Working from the top of the listing below, retype each line through the line containing "0.4, 0.8, 1.2, 1.6, 2.0, 2.4, 2.8, 3.2, 3.6, 4.0]", both included, with no pictures.
#### Dataset content
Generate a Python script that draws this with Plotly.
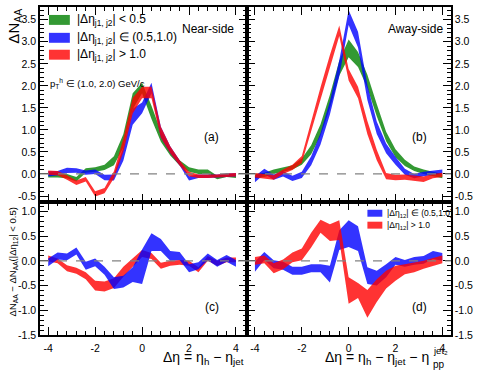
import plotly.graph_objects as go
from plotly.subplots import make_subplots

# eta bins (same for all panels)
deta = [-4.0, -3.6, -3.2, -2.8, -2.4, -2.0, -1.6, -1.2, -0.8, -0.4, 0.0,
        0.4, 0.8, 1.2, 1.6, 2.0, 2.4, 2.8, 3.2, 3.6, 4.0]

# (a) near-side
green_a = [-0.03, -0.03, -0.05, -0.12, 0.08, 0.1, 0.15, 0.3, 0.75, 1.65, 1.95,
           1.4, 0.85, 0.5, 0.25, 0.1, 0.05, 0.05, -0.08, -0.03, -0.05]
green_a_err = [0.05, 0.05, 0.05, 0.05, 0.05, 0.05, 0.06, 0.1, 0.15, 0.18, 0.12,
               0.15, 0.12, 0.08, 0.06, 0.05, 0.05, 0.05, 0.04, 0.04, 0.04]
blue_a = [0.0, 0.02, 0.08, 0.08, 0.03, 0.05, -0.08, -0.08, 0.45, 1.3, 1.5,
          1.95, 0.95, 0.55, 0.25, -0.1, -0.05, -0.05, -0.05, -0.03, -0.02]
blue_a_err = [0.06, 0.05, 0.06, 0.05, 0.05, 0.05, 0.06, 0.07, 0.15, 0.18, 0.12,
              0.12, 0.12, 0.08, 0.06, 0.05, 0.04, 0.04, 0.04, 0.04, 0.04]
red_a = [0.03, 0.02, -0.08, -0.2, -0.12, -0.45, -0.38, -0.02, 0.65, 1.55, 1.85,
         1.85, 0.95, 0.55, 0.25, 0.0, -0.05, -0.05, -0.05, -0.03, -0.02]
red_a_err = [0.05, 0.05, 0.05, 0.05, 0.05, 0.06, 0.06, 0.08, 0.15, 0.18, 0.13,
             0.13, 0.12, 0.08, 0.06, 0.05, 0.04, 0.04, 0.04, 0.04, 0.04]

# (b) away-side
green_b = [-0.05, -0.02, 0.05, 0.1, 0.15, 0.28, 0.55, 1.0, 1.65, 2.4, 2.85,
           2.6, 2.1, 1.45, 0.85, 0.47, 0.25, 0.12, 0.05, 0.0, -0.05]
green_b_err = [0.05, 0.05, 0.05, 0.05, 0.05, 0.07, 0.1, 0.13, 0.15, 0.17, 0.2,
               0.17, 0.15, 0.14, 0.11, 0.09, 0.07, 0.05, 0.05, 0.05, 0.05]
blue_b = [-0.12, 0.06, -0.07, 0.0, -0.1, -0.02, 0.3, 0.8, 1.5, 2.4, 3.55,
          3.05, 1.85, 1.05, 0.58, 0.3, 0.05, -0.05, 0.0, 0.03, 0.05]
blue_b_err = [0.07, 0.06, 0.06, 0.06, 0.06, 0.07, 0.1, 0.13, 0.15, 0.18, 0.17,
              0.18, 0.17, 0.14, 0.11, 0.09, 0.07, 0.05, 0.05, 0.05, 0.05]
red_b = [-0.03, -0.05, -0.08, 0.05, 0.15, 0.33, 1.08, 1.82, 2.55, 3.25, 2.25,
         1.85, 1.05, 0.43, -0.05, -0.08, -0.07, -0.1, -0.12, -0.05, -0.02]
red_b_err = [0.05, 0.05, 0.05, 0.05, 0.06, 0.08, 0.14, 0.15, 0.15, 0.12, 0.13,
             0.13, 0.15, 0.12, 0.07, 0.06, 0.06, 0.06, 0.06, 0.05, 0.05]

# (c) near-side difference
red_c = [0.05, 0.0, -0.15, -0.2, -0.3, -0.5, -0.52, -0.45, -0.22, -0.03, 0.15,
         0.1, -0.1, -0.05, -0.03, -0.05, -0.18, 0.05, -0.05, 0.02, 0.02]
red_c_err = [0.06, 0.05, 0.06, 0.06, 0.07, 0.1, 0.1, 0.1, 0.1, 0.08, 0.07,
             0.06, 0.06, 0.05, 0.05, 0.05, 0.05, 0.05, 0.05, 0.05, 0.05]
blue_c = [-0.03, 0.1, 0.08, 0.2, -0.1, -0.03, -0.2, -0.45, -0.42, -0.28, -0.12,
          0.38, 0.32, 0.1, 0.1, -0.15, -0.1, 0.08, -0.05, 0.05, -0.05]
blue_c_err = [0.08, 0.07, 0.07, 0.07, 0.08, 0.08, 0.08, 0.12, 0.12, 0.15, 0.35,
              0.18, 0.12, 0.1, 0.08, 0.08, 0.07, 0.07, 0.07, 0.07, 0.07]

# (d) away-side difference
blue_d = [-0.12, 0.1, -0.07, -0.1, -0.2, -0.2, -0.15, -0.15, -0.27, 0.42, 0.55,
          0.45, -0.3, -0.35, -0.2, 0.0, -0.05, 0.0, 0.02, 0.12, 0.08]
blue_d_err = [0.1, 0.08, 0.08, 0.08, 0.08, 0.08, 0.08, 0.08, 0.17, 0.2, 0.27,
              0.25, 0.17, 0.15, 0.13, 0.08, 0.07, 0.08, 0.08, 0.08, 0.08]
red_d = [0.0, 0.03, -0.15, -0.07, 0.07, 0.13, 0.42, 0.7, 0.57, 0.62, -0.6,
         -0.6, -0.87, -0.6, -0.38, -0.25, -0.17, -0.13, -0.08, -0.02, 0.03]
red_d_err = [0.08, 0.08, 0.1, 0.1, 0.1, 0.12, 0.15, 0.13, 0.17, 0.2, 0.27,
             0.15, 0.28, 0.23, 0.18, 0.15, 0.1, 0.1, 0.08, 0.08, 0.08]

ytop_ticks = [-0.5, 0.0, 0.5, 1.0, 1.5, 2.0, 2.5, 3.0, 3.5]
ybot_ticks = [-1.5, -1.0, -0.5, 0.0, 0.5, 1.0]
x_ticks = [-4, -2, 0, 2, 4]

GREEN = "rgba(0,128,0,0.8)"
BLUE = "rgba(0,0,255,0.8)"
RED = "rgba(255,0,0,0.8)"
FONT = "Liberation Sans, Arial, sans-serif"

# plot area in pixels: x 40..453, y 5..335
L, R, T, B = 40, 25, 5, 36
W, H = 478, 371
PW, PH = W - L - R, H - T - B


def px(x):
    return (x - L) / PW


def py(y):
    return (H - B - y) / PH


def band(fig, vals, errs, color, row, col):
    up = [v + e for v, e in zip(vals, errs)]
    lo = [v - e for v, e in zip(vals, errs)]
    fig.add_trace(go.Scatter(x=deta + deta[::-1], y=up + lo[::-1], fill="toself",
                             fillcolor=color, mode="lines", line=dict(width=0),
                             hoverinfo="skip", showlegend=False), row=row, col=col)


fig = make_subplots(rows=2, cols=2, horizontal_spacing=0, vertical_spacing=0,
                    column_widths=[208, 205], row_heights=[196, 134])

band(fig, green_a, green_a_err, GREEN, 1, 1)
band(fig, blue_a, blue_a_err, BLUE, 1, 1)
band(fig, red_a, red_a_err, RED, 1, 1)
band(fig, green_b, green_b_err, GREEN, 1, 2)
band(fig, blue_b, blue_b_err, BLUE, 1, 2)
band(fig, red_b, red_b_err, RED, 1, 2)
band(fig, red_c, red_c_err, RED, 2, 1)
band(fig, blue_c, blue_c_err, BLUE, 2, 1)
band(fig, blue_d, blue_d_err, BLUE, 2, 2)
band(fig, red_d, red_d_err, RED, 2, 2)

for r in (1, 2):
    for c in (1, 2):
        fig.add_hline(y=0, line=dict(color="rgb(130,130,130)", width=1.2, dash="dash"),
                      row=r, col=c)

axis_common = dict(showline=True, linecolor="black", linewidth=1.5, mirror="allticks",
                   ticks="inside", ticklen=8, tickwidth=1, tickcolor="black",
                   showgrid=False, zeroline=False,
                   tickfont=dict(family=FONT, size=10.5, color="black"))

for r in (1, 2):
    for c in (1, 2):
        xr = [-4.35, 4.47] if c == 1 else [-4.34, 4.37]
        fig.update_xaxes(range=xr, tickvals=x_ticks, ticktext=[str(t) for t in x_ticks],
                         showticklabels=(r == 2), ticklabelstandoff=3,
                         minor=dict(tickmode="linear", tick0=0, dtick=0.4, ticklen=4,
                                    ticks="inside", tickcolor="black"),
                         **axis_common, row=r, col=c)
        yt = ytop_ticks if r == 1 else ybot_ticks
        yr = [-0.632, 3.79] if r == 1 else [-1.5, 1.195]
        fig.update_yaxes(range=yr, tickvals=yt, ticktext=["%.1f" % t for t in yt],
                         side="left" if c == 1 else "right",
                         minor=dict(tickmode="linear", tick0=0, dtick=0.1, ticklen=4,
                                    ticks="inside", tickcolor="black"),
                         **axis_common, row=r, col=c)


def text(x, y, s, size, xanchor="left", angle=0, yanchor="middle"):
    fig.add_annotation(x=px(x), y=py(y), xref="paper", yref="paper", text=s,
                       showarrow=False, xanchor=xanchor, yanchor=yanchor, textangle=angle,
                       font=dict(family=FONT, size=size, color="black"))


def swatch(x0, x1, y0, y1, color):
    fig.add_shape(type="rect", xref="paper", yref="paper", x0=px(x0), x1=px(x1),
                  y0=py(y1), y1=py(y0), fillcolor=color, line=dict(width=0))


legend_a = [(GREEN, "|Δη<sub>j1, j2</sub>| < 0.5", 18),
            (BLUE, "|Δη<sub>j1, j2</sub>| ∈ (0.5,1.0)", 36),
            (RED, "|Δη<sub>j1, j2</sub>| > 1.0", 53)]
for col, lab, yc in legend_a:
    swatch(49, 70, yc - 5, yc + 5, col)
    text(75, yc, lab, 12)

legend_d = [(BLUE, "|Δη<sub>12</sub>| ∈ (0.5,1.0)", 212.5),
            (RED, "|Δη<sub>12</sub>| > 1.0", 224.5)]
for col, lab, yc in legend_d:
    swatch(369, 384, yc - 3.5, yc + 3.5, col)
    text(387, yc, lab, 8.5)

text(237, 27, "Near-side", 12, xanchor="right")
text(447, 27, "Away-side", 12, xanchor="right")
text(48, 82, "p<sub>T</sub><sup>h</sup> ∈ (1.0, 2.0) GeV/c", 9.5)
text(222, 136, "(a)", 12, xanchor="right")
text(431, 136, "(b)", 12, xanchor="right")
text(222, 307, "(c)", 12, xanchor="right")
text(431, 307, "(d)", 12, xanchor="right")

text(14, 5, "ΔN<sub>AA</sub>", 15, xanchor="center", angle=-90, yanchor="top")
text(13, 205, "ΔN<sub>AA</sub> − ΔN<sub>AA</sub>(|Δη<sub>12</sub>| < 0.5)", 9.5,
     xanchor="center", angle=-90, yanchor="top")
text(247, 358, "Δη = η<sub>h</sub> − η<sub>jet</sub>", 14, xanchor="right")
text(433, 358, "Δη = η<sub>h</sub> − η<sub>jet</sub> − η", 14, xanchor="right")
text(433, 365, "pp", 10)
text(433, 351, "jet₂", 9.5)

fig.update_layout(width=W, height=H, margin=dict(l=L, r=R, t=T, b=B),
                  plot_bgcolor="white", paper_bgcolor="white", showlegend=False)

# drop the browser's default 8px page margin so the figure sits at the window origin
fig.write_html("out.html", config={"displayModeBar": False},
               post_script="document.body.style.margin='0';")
########
Response below >>
Generate a Python script that draws this with Plotly.
import plotly.graph_objects as go
from plotly.subplots import make_subplots

# eta bins (same for all panels)
deta = [-4.0, -3.6, -3.2, -2.8, -2.4, -2.0, -1.6, -1.2, -0.8, -0.4, 0.0,
        0.4, 0.8, 1.2, 1.6, 2.0, 2.4, 2.8, 3.2, 3.6, 4.0]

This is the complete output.